== Exercise description ==
Out of the lines below, please list those that hold the string "matplotlib".

────────────────────────────────────────

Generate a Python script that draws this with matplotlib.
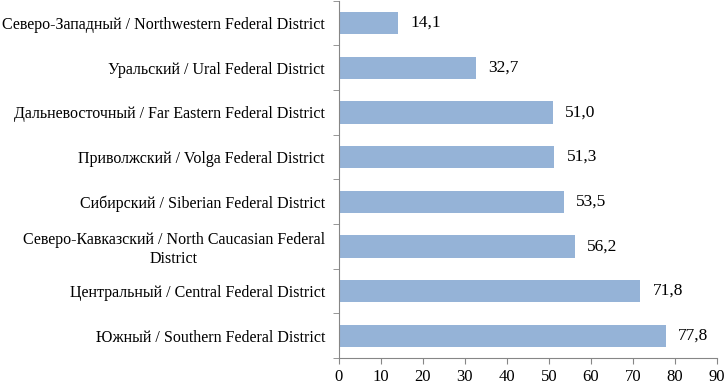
import matplotlib.pyplot as plt
import numpy as np

plt.rcParams['font.family'] = ['Liberation Serif', 'DejaVu Serif']

districts = [
    "Южный / Southern Federal District",
    "Центральный / Central Federal District",
    "Северо-Кавказский / North Caucasian Federal\nDistrict",
    "Сибирский / Siberian Federal District",
    "Приволжский / Volga Federal District",
    "Дальневосточный / Far Eastern Federal District",
    "Уральский / Ural Federal District",
    "Северо-Западный / Northwestern Federal District",
]
values = [77.8, 71.8, 56.2, 53.5, 51.3, 51.0, 32.7, 14.1]
xticks = [0, 10, 20, 30, 40, 50, 60, 70, 80, 90]

fig = plt.figure(figsize=(7.27, 3.83), dpi=100)
ax = fig.add_axes([0.466, 0.065, 0.520, 0.933])

y = np.arange(len(districts))
ax.barh(y, values, height=0.5, color='#95B3D7')
for yi, v in zip(y, values):
    ax.text(v + 2.9, yi, f"{v:.1f}".replace('.', ','), va='center', ha='left', fontsize=12.5)

ax.set_xlim(0, 90)
ax.set_ylim(-0.5, len(districts) - 0.5)
ax.set_xticks(xticks)
ax.set_xticklabels([str(t) for t in xticks], fontsize=12)
ax.set_yticks(y)
ax.set_yticklabels(districts, fontsize=11.5, ha='right', multialignment='center')
ax.tick_params(axis='y', length=0, pad=10)
ax.set_yticks(np.arange(-0.5, len(districts), 1), minor=True)
ax.tick_params(axis='y', which='minor', length=4, color='#868686')
ax.tick_params(axis='x', length=4, color='#868686')
for s in ['top', 'right']:
    ax.spines[s].set_visible(False)
for s in ['left', 'bottom']:
    ax.spines[s].set_color('#868686')

fig.savefig('out.png', dpi=100)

────────────────────────────────────────

== Full answer ==
Generate a Python script that draws this with matplotlib.
import matplotlib.pyplot as plt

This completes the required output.